While enduring sadness because the world is in disarray of late, had it not been for accelerated technology services, we would have been looking at a fractious situation.
In the wake of coronavirus induced lockdown and social distancing norms, technology played a pivotal role in keeping our society and businesses functional.
The last couple of months have noted a surge in demand for technology in every sphere of life, ranging from e-learning applications to digital payment technologies. Further, several technology stocks have performed fairly well, with rising customer base leading to a sizable increase in their top lines.
S&P/ASX 200 Information Technology (Sector) (ASX:XIJ) closed at 1455.5 points, down by 1.6% from its last close, as on 15 June 2020. The index is recovering, albeit with a couple of hiccups; bolstering positive outlook for the investors.
Let us now apprise ourselves with some of the buzzing technology stocks on the ASX.
Zip Co Limited (ASX:Z1P) is a leading Australian provider of point-of-sale and digital payment services to various merchants and consumers across multiple sectors such as health, retail, education and travel.
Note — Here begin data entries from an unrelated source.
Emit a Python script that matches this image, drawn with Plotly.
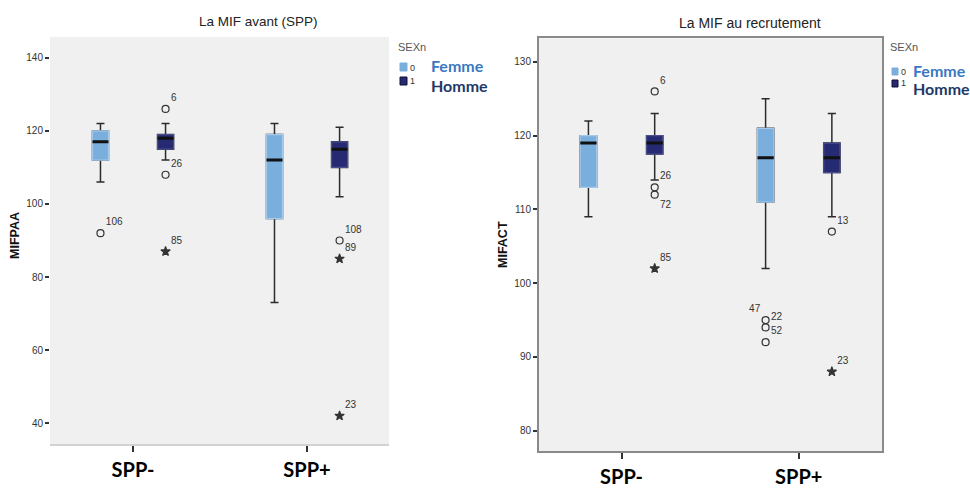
import plotly.graph_objects as go

W, H = 970, 488

# ---------------- data ----------------
categories = ["SPP-", "SPP+"]
tick_left = [40, 60, 80, 100, 120, 140]
tick_right = [80, 90, 100, 110, 120, 130]

# Left panel : La MIF avant (SPP) -- MIFPAA
left_femme_lower = [106, 73]
left_femme_q1 = [112, 96]
left_femme_median = [117, 112]
left_femme_q3 = [120, 119]
left_femme_upper = [122, 122]

left_homme_lower = [112, 102]
left_homme_q1 = [115, 110]
left_homme_median = [118, 115]
left_homme_q3 = [119, 117]
left_homme_upper = [122, 121]

left_femme_out_cat = ["SPP-"]
left_femme_out_val = [92]
left_femme_out_id = ["106"]
left_femme_out_kind = ["o"]

left_homme_out_cat = ["SPP-", "SPP-", "SPP-", "SPP+", "SPP+", "SPP+"]
left_homme_out_val = [126, 108, 87, 90, 85, 42]
left_homme_out_id = ["6", "26", "85", "108", "89", "23"]
left_homme_out_kind = ["o", "o", "*", "o", "*", "*"]

# Right panel : La MIF au recrutement -- MIFACT
right_femme_lower = [109, 102]
right_femme_q1 = [113, 111]
right_femme_median = [119, 117]
right_femme_q3 = [120, 121]
right_femme_upper = [122, 125]

right_homme_lower = [114, 109]
right_homme_q1 = [117.5, 115]
right_homme_median = [119, 117]
right_homme_q3 = [120, 119]
right_homme_upper = [123, 123]

right_femme_out_cat = ["SPP+", "SPP+", "SPP+"]
right_femme_out_val = [95, 94, 92]
right_femme_out_id = ["47", "22", "52"]
right_femme_out_kind = ["o", "o", "o"]

right_homme_out_cat = ["SPP-", "SPP-", "SPP-", "SPP-", "SPP+", "SPP+"]
right_homme_out_val = [126, 113, 112, 102, 107, 88]
right_homme_out_id = ["6", "26", "72", "85", "13", "23"]
right_homme_out_kind = ["o", "o", "o", "*", "o", "*"]

# ---------------- style ----------------
FEMME_FILL = "#7aaedd"
FEMME_EDGE = "#a6c9ea"
HOMME_FILL = "#262a72"
HOMME_EDGE = "#4a4e8a"
WHISKER = "#2b2b2b"
FEMME_TXT = "#3a78c2"
HOMME_TXT = "#1e3866"
SMALL_FONT = "Liberation Sans"
SYMBOLS = {"o": "circle-open", "*": "star"}
LABEL_POS = {"left": {}, "right": {"47": "top left", "72": "bottom right"}}


def px(x):
    return x / W


def py(y):
    return 1 - y / H


fig = go.Figure()


def add_group(xa, ya, lower, q1, med, q3, upper, fill, edge, group):
    common = dict(x=categories, boxpoints=False, offsetgroup=group, alignmentgroup="a",
                  showlegend=False, hoverinfo="skip", xaxis=xa, yaxis=ya)
    # whiskers
    fig.add_trace(go.Box(q1=q1, median=med, q3=q3, lowerfence=lower, upperfence=upper,
                         fillcolor="rgba(0,0,0,0)", line=dict(color=WHISKER, width=1.5),
                         whiskerwidth=0.5, **common))
    # box body
    fig.add_trace(go.Box(q1=q1, median=med, q3=q3, lowerfence=q1, upperfence=q3,
                         fillcolor=fill, line=dict(color=edge, width=1.2),
                         whiskerwidth=0, **common))
    # thick median
    fig.add_trace(go.Box(q1=med, median=med, q3=med, lowerfence=med, upperfence=med,
                         fillcolor="rgba(0,0,0,0)", line=dict(color="#111111", width=3),
                         whiskerwidth=0, **common))


def add_outliers(xa, ya, cats, vals, ids, kinds, group, side):
    fig.add_trace(go.Scatter(
        x=cats, y=vals, text=ids, mode="markers+text",
        textposition=[LABEL_POS[side].get(i, "top right") for i in ids],
        textfont=dict(family=SMALL_FONT, size=10, color="#333333"),
        marker=dict(symbol=[SYMBOLS[k] for k in kinds], size=7, color="#333333",
                    line=dict(color="#333333", width=1.2)),
        offsetgroup=group, alignmentgroup="a", showlegend=False, hoverinfo="skip",
        xaxis=xa, yaxis=ya, cliponaxis=False))


add_group("x", "y", left_femme_lower, left_femme_q1, left_femme_median, left_femme_q3,
          left_femme_upper, FEMME_FILL, FEMME_EDGE, "F")
add_group("x", "y", left_homme_lower, left_homme_q1, left_homme_median, left_homme_q3,
          left_homme_upper, HOMME_FILL, HOMME_EDGE, "H")
add_outliers("x", "y", left_femme_out_cat, left_femme_out_val, left_femme_out_id,
             left_femme_out_kind, "F", "left")
add_outliers("x", "y", left_homme_out_cat, left_homme_out_val, left_homme_out_id,
             left_homme_out_kind, "H", "left")

add_group("x2", "y2", right_femme_lower, right_femme_q1, right_femme_median, right_femme_q3,
          right_femme_upper, FEMME_FILL, FEMME_EDGE, "F")
add_group("x2", "y2", right_homme_lower, right_homme_q1, right_homme_median, right_homme_q3,
          right_homme_upper, HOMME_FILL, HOMME_EDGE, "H")
add_outliers("x2", "y2", right_femme_out_cat, right_femme_out_val, right_femme_out_id,
             right_femme_out_kind, "F", "right")
add_outliers("x2", "y2", right_homme_out_cat, right_homme_out_val, right_homme_out_id,
             right_homme_out_kind, "H", "right")

xtick_font = dict(family="Lato", size=20, color="#000000", weight="bold")
ytick_font = dict(family=SMALL_FONT, size=10, color="#333333")

fig.update_layout(
    width=W, height=H, margin=dict(l=0, r=0, t=0, b=0, autoexpand=False),
    paper_bgcolor="white", plot_bgcolor="#f0f0f0",
    boxmode="group", boxgap=0.252, boxgroupgap=0.754,
    scattermode="group", scattergap=0.252,
    showlegend=False,
    xaxis=dict(domain=[px(50), px(389)], anchor="y", type="category", automargin=False,
               categoryorder="array", categoryarray=categories,
               range=[-0.477, 1.471], showgrid=False, zeroline=False,
               showline=True, linecolor="#d2d2d2", linewidth=2,
               ticks="outside", ticklen=6, tickwidth=1.5, tickcolor="#333333",
               tickfont=xtick_font, ticklabelstandoff=1),
    yaxis=dict(domain=[py(444), py(37)], anchor="x", range=[34.3, 145.7], automargin=False,
               tickvals=tick_left, showgrid=False, zeroline=False, showline=False,
               ticks="outside", ticklen=4, tickwidth=1.5, tickcolor="#333333",
               tickfont=ytick_font),
    xaxis2=dict(domain=[px(539), px(882)], anchor="y2", type="category", automargin=False,
                categoryorder="array", categoryarray=categories,
                range=[-0.466, 1.47], showgrid=False, zeroline=False,
                showline=True, mirror=True, linecolor="#8a8a8a", linewidth=2,
                ticks="outside", ticklen=6, tickwidth=1.5, tickcolor="#333333",
                tickfont=xtick_font, ticklabelstandoff=1),
    yaxis2=dict(domain=[py(451), py(38.3)], anchor="x2", range=[77.25, 133.2], automargin=False,
                tickvals=tick_right, showgrid=False, zeroline=False,
                showline=True, mirror=True, linecolor="#8a8a8a", linewidth=2,
                ticks="outside", ticklen=4, tickwidth=1.5, tickcolor="#333333",
                tickfont=ytick_font),
)

LEG_FONT = dict(family="Lato", size=16, weight="bold")
annotations = [
    dict(text="La MIF avant (SPP)", x=px(258), y=py(21), xanchor="center",
         font=dict(family=SMALL_FONT, size=13.5, color="#222222")),
    dict(text="La MIF au recrutement", x=px(750), y=py(23), xanchor="center",
         font=dict(family=SMALL_FONT, size=14, color="#222222")),
    dict(text="<b>MIFPAA</b>", x=px(15), y=py(236), xanchor="center", textangle=-90,
         font=dict(family=SMALL_FONT, size=12.5, color="#111111")),
    dict(text="<b>MIFACT</b>", x=px(503), y=py(245), xanchor="center", textangle=-90,
         font=dict(family=SMALL_FONT, size=12.5, color="#111111")),
    # legends
    dict(text="SEXn", x=px(396), y=py(47), xanchor="left", font=dict(family=SMALL_FONT, size=11, color="#555555")),
    dict(text="0", x=px(408), y=py(68), xanchor="left", font=dict(family=SMALL_FONT, size=9, color="#333333")),
    dict(text="1", x=px(408), y=py(81), xanchor="left", font=dict(family=SMALL_FONT, size=9, color="#333333")),
    dict(text="Femme", x=px(429), y=py(66), xanchor="left", font=dict(color=FEMME_TXT, **LEG_FONT)),
    dict(text="Homme", x=px(429), y=py(85), xanchor="left", font=dict(color=HOMME_TXT, **LEG_FONT)),
    dict(text="SEXn", x=px(888), y=py(47), xanchor="left", font=dict(family=SMALL_FONT, size=11, color="#555555")),
    dict(text="0", x=px(899), y=py(72), xanchor="left", font=dict(family=SMALL_FONT, size=9, color="#333333")),
    dict(text="1", x=px(899), y=py(83), xanchor="left", font=dict(family=SMALL_FONT, size=9, color="#333333")),
    dict(text="Femme", x=px(911), y=py(70), xanchor="left", font=dict(color=FEMME_TXT, **LEG_FONT)),
    dict(text="Homme", x=px(911), y=py(89), xanchor="left", font=dict(color=HOMME_TXT, **LEG_FONT)),
]
for a in annotations:
    a.update(xref="paper", yref="paper", showarrow=False, yanchor="middle")
fig.update_layout(annotations=annotations)

legend_squares = [
    (400, 63, 407, 71, FEMME_FILL, FEMME_FILL),
    (400, 77, 407, 85, HOMME_FILL, "#111133"),
    (892, 68, 898, 75, FEMME_FILL, FEMME_FILL),
    (892, 80, 898, 87, HOMME_FILL, "#111133"),
]
for x0, y0, x1, y1, fc, lc in legend_squares:
    fig.add_shape(type="rect", xref="paper", yref="paper",
                  x0=px(x0), x1=px(x1), y0=py(y1), y1=py(y0),
                  fillcolor=fc, line=dict(color=lc, width=1))

# remove the browser's default 8px body margin so the figure fills the window exactly
fig.write_html("out.html", config={"displayModeBar": False},
               post_script="document.body.style.margin='0';document.body.style.overflow='hidden';")
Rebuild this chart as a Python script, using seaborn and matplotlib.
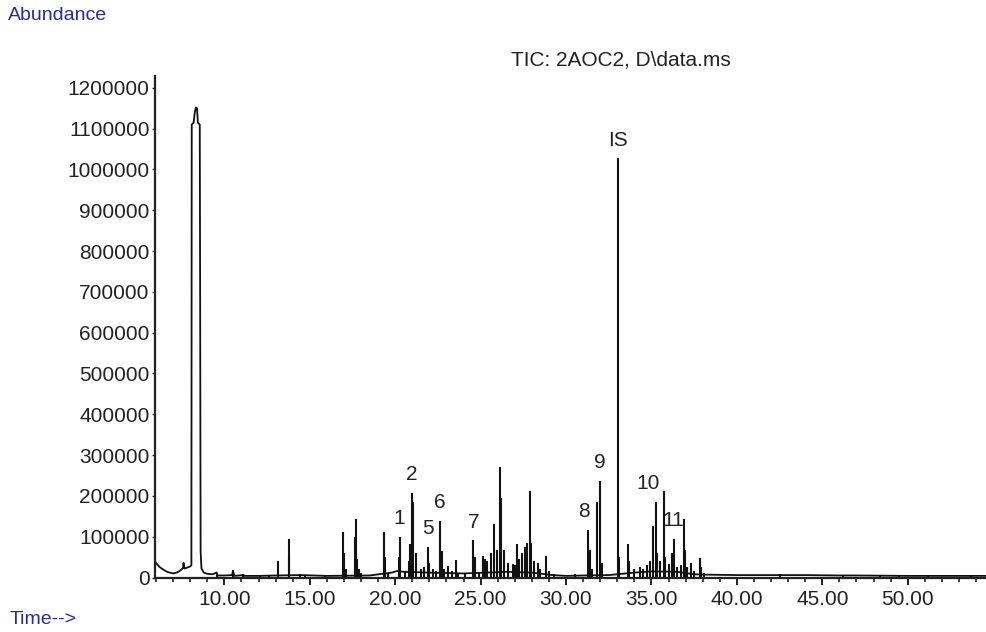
import numpy as np
import matplotlib
matplotlib.use('Agg')
import matplotlib.pyplot as plt
import seaborn as sns
from matplotlib.ticker import MultipleLocator, FormatStrFormatter, FuncFormatter

# baseline / solvent trace (time in min, abundance)
bl_time = [5.94, 6.05, 6.2, 6.4, 6.6, 6.8, 7.0, 7.2, 7.35, 7.5, 7.58, 7.61, 7.66, 7.8, 8.0, 8.07,
           8.09, 8.2, 8.27, 8.33, 8.40, 8.45, 8.56, 8.58, 8.61, 8.66, 8.8, 9.0, 9.3, 9.55, 9.6,
           10.0, 10.45, 10.5, 10.6, 11.1, 11.2, 12.0, 13.0, 14.5, 16.0, 18.5, 19.8, 20.1, 20.5,
           22.0, 24.0, 26.5, 28.0, 29.2, 30.0, 31.0, 32.5, 34.0, 35.0, 36.5, 37.5, 38.2,
           40.0, 42.0, 44.0, 46.0, 47.0, 50.0, 52.0, 54.58]
bl_abund = [40000, 33000, 26000, 20000, 15000, 12000, 10000, 12000, 15000, 20000, 24000, 36000, 22000, 24000, 27000, 30000,
            1110000, 1115000, 1140000, 1152000, 1150000, 1115000, 1110000, 740000, 64000, 22000, 12000, 9000, 8000, 12000, 5000,
            5000, 6000, 15000, 4000, 6000, 4000, 4000, 5000, 6000, 4000, 5000, 12000, 16000, 14000,
            12000, 10000, 14000, 12000, 6000, 4000, 5000, 6000, 12000, 15000, 14000, 8000, 7000,
            6000, 6000, 6000, 5000, 5000, 4000, 4000, 4000]

# peak apexes
peak_time = [9.56, 10.5, 11.1, 12.1, 12.6, 13.13, 13.76, 13.80, 14.4, 14.7, 15.9,
             16.97, 17.02, 17.10, 17.62, 17.71, 17.78, 17.9, 18.0,
             19.35, 19.42, 19.6, 20.23, 20.28, 20.6, 20.8, 20.88, 20.97, 21.06, 21.22, 21.5, 21.7,
             21.91, 22.0, 22.2, 22.4, 22.63, 22.73, 22.85, 23.11, 23.3, 23.56, 23.7, 24.1,
             24.57, 24.65, 24.9, 25.16, 25.25, 25.4, 25.6, 25.79, 25.98, 26.14, 26.20, 26.39, 26.6,
             26.88, 27.0, 27.15, 27.25, 27.45, 27.6, 27.70, 27.89, 27.95, 28.1, 28.35, 28.5, 28.83,
             29.0, 29.3, 30.5, 31.31, 31.38, 31.5, 31.84, 31.99, 32.08, 33.03, 33.12, 33.61, 33.68,
             34.0, 34.3, 34.5, 34.72, 34.9, 35.11, 35.27, 35.35, 35.5, 35.74, 35.8, 36.0, 36.22,
             36.32, 36.5, 36.7, 36.91, 36.97, 37.1, 37.3, 37.5, 37.84, 37.9, 38.1,
             42.5, 46.2, 48.4, 49.5, 51.2, 53.7]
peak_abund = [12000, 18000, 8000, 6000, 6000, 40000, 55000, 95000, 8000, 6000, 5000,
              112000, 60000, 20000, 100000, 144000, 45000, 20000, 10000,
              112000, 50000, 10000, 50000, 100000, 15000, 40000, 81000, 208000, 185000, 61000, 20000, 25000,
              74000, 35000, 20000, 15000, 138000, 64000, 20000, 28000, 15000, 44000, 10000, 8000,
              91000, 50000, 12000, 52000, 45000, 40000, 60000, 130000, 68000, 271000, 195000, 68000, 35000,
              34000, 30000, 82000, 45000, 60000, 75000, 85000, 211000, 85000, 40000, 35000, 20000, 52000,
              15000, 8000, 8000, 116000, 68000, 20000, 185000, 236000, 35000, 1027000, 50000, 81000, 40000,
              22000, 25000, 20000, 30000, 40000, 126000, 185000, 60000, 40000, 211000, 50000, 33000, 60000,
              95000, 25000, 30000, 144000, 68000, 25000, 35000, 15000, 49000, 25000, 10000,
              8000, 6000, 6000, 5000, 5000, 5000]

# labelled peaks: name, label centre time, apex height of labelled peak
label_names = ['1', '2', '5', '6', '7', '8', '9', '10', '11', 'IS']
label_times = [20.23, 20.96, 21.89, 22.63, 24.59, 31.02, 31.99, 34.82, 36.28, 33.04]
label_heights = [100000, 208000, 74000, 138000, 91000, 116000, 236000, 185000, 95000, 1027000]

sns.set_style('ticks')
plt.rcParams['font.family'] = ['Liberation Sans', 'DejaVu Sans']

fig = plt.figure(figsize=(9.86, 6.32), dpi=100)
ax = fig.add_axes([0.1572, 0.0862, 0.8428, 0.7935])

line_col = '#111111'
sns.lineplot(x=bl_time, y=bl_abund, sort=False, estimator=None, color=line_col, lw=1.3, ax=ax)
ax.vlines(peak_time, 0, peak_abund, color=line_col, lw=1.5)

for name, t, h in zip(label_names, label_times, label_heights):
    ax.text(t, h + 45000, name, ha='center', va='center', fontsize=15, color='#222222')

ax.set_xlim(5.94, 54.58)
ax.set_ylim(0, 1229000)
ax.xaxis.set_major_locator(MultipleLocator(5))
ax.xaxis.set_minor_locator(MultipleLocator(1))
ax.xaxis.set_major_formatter(FormatStrFormatter('%.2f'))
ax.yaxis.set_major_locator(MultipleLocator(100000))
ax.yaxis.set_major_formatter(FuncFormatter(lambda v, p: '%d' % v))
ax.set_xticks([10, 15, 20, 25, 30, 35, 40, 45, 50])

for s in ['top', 'right']:
    ax.spines[s].set_visible(False)
for s in ['left', 'bottom']:
    ax.spines[s].set_linewidth(1.6)
    ax.spines[s].set_color('#222222')

ax.tick_params(axis='y', length=2.5, width=1, pad=1.5, labelsize=15, colors='#222222')
ax.tick_params(axis='x', which='major', length=5, width=1.4, pad=4, labelsize=15, colors='#222222')
ax.tick_params(axis='x', which='minor', length=3, width=1.2, colors='#222222')
ax.set_xlabel('')
ax.set_ylabel('')

blue = '#2a2aa0'
fig.text(0.008, 0.976, 'Abundance', color=blue, fontsize=14, ha='left', va='center')
fig.text(0.010, 0.019, 'Time-->', color=blue, fontsize=14, ha='left', va='center')
fig.text(0.63, 0.905, 'TIC: 2AOC2, D\\data.ms', color='#222222', fontsize=15, ha='center', va='center')

fig.savefig('out.png', dpi=100)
Z1P is embracing the increasing demand for Buy Now Pay Later (BNPL) solutions and is growing with robust financial and COVID-19 proof performance.
Recently, Z1P noted strong performance during May and reported revenue of AU$15.6 million, an increase of 78 per cent for May in comparison with the previous corresponding period.
Z1P witnessed a substantial increment of 63 per cent y-o-y in its monthly transaction volume to AU$189.3 million. Further, Z1P experienced an addition of about 65,000 new customers in May, while the total customers reached 2.1 million.
An upsurge of 85 per cent y-o-y was noted in Z1P’s receivables balance, which stood at AU$1.2 billion at the end of May.
Source: ASX Announcement
Lately, on 9 June 2020, Z1P announced its partnership with Neobank 86 400 to assist the users in tracking their transactions, along with balances post linkage of their Z1P account to the banking application.
Interestingly, Z1P Shares witnessed a jump of 15.78% in its share price on 9 June 2020 followed by the partnership announcement.
Of late, Z1P acquired a US-BNPL, QuadPay to accelerate its expansion in the US market.
Z1P last traded at AU$5.770, decreasing by 8.413% compared to its previous close, as on 15 June 2020. Z1P’s 52 weeks high was noted at AU$6.970.
Afterpay Limited (ASX:APT)
The BNPL pioneer company APT, recently during may 2020, announced that it had over five million active shoppers in the US, illustrating a strong foothold in market.
APT’s services are being offered by over 15,000 retailers and brands to its customers helping it to reach ~9 million US customers inclusive of above 1 million new customers who joined the platform during COVID-19 crisis period. Of late, Tencent Holdings Limited became a substantial holder with a 5% stake in APT.
Furthermore, APT recently notified the market with the changes in the Board members:
- Transitioning of Elana Rubin from interim Chair to Chair of the Company’s Board.
- Sharon Rothstein was hired as APT’s independent Non-Executive Director effectively from 1 June 2020.
Post bottoming out at AU$8.90 on 23 March, stock of APT bounced back to settle at AU$51.16, as on 15 June 2020, slipping by 1.35% from its last close.
Did you read; Significant Changes in ASX200 Stock Reshuffle
Appen Limited (ASX:APX)
A provider of high-quality training data which is used for machine learning and Artificial Intelligence (AI), APX has a robust balance sheet with over AU$100 million cash resources, as notified in April this year.
The fact that AI is barging higher during the crisis period and is believed to be worth AU$22.17 trillion to the world economy by 2030 as per CSIRO, it is anticipated that going forth, APX will emerge stronger.
Of late in its AGM presentation, released on 29 May, APX reiterated its guidance for FY 2020. APX YTD revenue plus orders in hand for delivery stood at approximately AU$350 million at May 2020. The Company’s EBITDA for the year ending 31 December 2020 is likely to be between AU$125 million and AU$130 million.
On 15 June 2020, APX settled the day’s trading session at AU$29.770, up by 0.915% from its previous close. APX’s P/E ratio was noted at 83.620x, with the market cap of AU$3.59 billion.